++++ RECORDED INFORMATION ++++

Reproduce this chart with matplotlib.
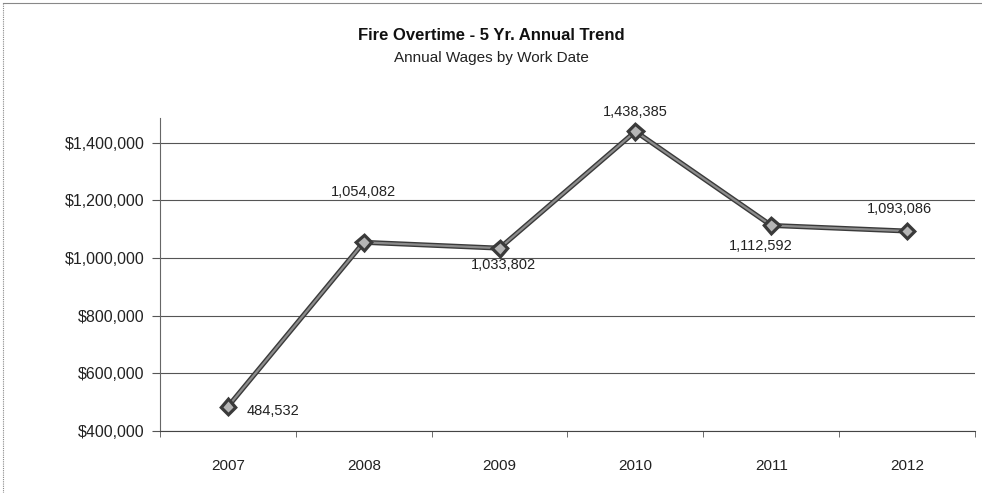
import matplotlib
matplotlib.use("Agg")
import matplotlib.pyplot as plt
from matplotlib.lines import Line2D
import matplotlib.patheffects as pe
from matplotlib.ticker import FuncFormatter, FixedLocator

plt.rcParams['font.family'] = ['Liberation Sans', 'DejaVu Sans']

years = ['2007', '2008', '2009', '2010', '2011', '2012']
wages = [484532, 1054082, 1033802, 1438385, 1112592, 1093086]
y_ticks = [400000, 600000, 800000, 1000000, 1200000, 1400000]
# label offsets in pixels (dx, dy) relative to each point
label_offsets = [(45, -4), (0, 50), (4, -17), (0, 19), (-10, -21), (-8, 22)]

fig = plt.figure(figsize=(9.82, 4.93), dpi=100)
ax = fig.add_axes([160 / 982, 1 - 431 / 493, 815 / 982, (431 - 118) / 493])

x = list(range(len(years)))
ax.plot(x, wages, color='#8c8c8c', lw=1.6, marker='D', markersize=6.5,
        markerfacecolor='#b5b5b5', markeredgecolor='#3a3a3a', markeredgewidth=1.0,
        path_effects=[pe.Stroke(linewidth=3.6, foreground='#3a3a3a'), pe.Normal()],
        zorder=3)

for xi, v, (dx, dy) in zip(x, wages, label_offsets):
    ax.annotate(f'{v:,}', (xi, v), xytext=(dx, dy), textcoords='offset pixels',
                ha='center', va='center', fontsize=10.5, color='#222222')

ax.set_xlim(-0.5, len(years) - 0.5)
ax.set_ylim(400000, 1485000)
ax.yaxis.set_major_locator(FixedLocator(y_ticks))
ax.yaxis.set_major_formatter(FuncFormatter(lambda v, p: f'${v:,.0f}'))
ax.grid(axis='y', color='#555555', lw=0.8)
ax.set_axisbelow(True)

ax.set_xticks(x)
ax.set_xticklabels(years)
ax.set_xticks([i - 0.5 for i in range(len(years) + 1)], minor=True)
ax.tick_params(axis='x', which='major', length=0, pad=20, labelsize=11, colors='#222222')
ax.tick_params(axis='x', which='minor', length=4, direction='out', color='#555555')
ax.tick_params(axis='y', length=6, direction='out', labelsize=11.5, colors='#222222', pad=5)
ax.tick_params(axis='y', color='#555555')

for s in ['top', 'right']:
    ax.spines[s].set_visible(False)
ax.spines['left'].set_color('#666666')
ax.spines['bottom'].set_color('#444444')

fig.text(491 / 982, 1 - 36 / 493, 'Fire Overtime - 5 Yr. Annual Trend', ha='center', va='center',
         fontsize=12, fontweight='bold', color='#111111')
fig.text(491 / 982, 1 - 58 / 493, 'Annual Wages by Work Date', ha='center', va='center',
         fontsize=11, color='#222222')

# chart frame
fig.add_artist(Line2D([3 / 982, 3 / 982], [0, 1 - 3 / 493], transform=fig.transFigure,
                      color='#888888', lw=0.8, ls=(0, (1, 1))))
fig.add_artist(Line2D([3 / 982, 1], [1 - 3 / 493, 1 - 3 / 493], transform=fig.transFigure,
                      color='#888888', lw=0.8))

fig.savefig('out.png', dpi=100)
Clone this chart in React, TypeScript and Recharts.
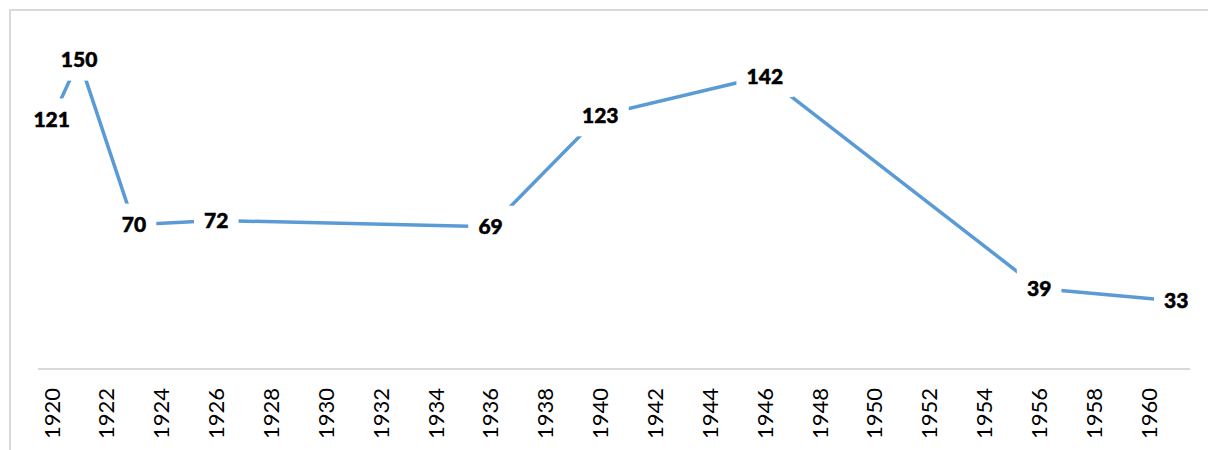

++++

EXERCISE TASK> Reproduce the entries above without change, omitting all pictures.

SOLUTION TO THIS TASK>
Reproduce this chart with matplotlib.
import matplotlib
matplotlib.use("Agg")
import matplotlib.pyplot as plt
from matplotlib.lines import Line2D
import matplotlib.patheffects as pe
from matplotlib.ticker import FuncFormatter, FixedLocator

plt.rcParams['font.family'] = ['Liberation Sans', 'DejaVu Sans']

years = ['2007', '2008', '2009', '2010', '2011', '2012']
wages = [484532, 1054082, 1033802, 1438385, 1112592, 1093086]
y_ticks = [400000, 600000, 800000, 1000000, 1200000, 1400000]
# label offsets in pixels (dx, dy) relative to each point
label_offsets = [(45, -4), (0, 50), (4, -17), (0, 19), (-10, -21), (-8, 22)]

fig = plt.figure(figsize=(9.82, 4.93), dpi=100)
ax = fig.add_axes([160 / 982, 1 - 431 / 493, 815 / 982, (431 - 118) / 493])

x = list(range(len(years)))
ax.plot(x, wages, color='#8c8c8c', lw=1.6, marker='D', markersize=6.5,
        markerfacecolor='#b5b5b5', markeredgecolor='#3a3a3a', markeredgewidth=1.0,
        path_effects=[pe.Stroke(linewidth=3.6, foreground='#3a3a3a'), pe.Normal()],
        zorder=3)

for xi, v, (dx, dy) in zip(x, wages, label_offsets):
    ax.annotate(f'{v:,}', (xi, v), xytext=(dx, dy), textcoords='offset pixels',
                ha='center', va='center', fontsize=10.5, color='#222222')

ax.set_xlim(-0.5, len(years) - 0.5)
ax.set_ylim(400000, 1485000)
ax.yaxis.set_major_locator(FixedLocator(y_ticks))
ax.yaxis.set_major_formatter(FuncFormatter(lambda v, p: f'${v:,.0f}'))
ax.grid(axis='y', color='#555555', lw=0.8)
ax.set_axisbelow(True)

ax.set_xticks(x)
ax.set_xticklabels(years)
ax.set_xticks([i - 0.5 for i in range(len(years) + 1)], minor=True)
ax.tick_params(axis='x', which='major', length=0, pad=20, labelsize=11, colors='#222222')
ax.tick_params(axis='x', which='minor', length=4, direction='out', color='#555555')
ax.tick_params(axis='y', length=6, direction='out', labelsize=11.5, colors='#222222', pad=5)
ax.tick_params(axis='y', color='#555555')

for s in ['top', 'right']:
    ax.spines[s].set_visible(False)
ax.spines['left'].set_color('#666666')
ax.spines['bottom'].set_color('#444444')

fig.text(491 / 982, 1 - 36 / 493, 'Fire Overtime - 5 Yr. Annual Trend', ha='center', va='center',
         fontsize=12, fontweight='bold', color='#111111')
fig.text(491 / 982, 1 - 58 / 493, 'Annual Wages by Work Date', ha='center', va='center',
         fontsize=11, color='#222222')

# chart frame
fig.add_artist(Line2D([3 / 982, 3 / 982], [0, 1 - 3 / 493], transform=fig.transFigure,
                      color='#888888', lw=0.8, ls=(0, (1, 1))))
fig.add_artist(Line2D([3 / 982, 1], [1 - 3 / 493, 1 - 3 / 493], transform=fig.transFigure,
                      color='#888888', lw=0.8))

fig.savefig('out.png', dpi=100)
Clone this chart in React, TypeScript and Recharts.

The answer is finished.